Schäfer and Bobev et al. present a systematic investigation of the Cs–Na–Ga–Si, Rb–Na–Ga–Si, and Rb–Na–Zn–Si systems. Novel type-I clathrates with refined compositions and type-II clathrates were obtained [9]. Crystal structures of these two categories of compounds were carefully examined and determined. This fundamental research could lead to the potential application of intermetallics and solid-state structures with properties pertaining to thermoelectrics. Mg₂Si-based thermoelectric (TE) materials could be promising devices for heat-into-electricity-conversion in the mid-temperature range. Efficient synthesis for producing Mg₂Si powders at large scale is crucial for the successful exploitation of these materials. This approach is illustrated in the article by Wunderlich et al published in this issue.

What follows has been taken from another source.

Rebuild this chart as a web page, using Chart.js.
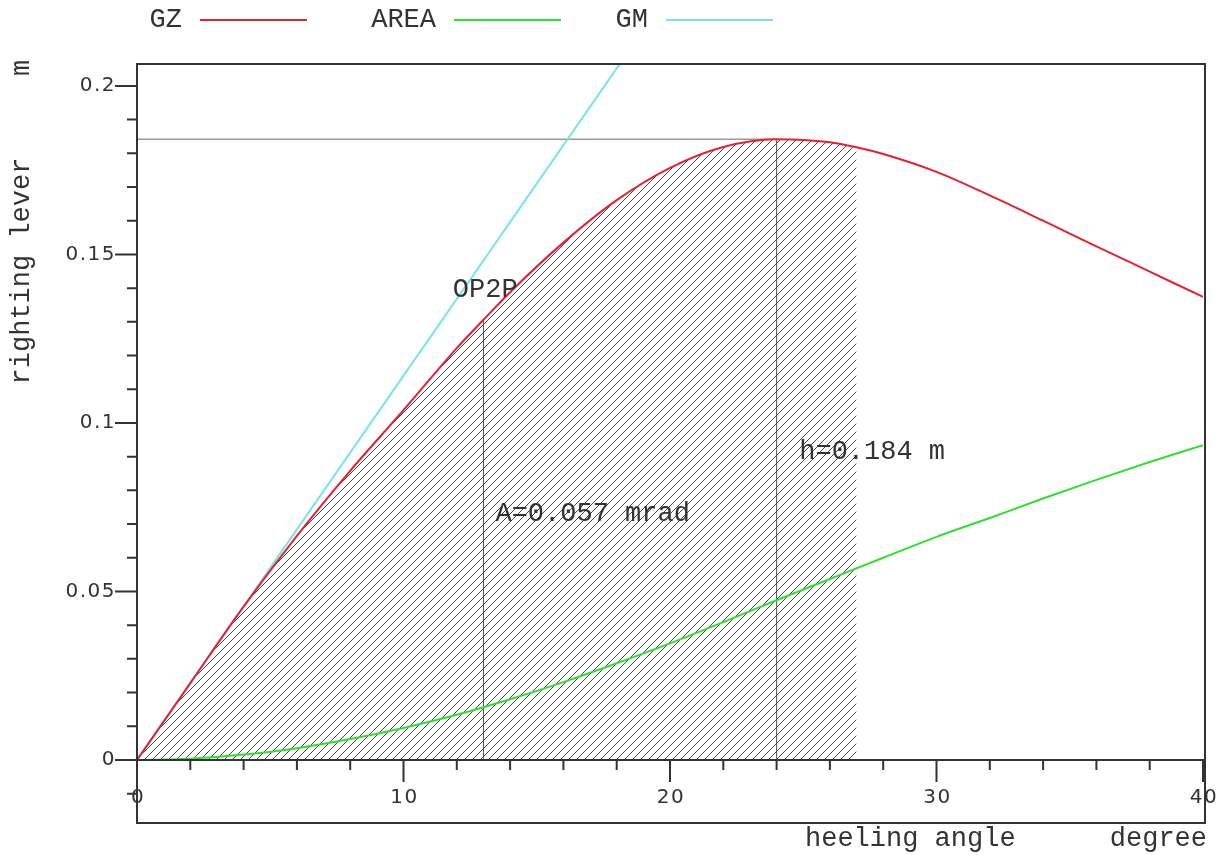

They report a new Sieverts’ method to control the pressure, composition and temperature in the synthesis of Mg₂Si powders [10].

Smith and Slater et al. carried out investigations into the incorporation of phosphate into BaCe_1−yA_yO_3−y/2 (A = Y, Yb, In) for increasing proton conductivity [11]. These findings may have potential applications for solid oxide fuel cell (SOFC), where chemical energy can be converted directly into electrical energy.

In summary, this special issue underscores the ongoing importance of new materials and synthetic approaches in the creation and development of advanced energy storage and conversion solutions.

We would like to take this opportunity to thank all of the authors who have contributed their work to this issue. We would especially like to thank Franklin (Feng) Tao, guest editor of this special issue, Shu Kun Lin, President and Publisher, as well as Duncan Gregory, Editor-in-Chief, and internal Editors. Finally, we are grateful to all those colleagues and friends who made this issue possible.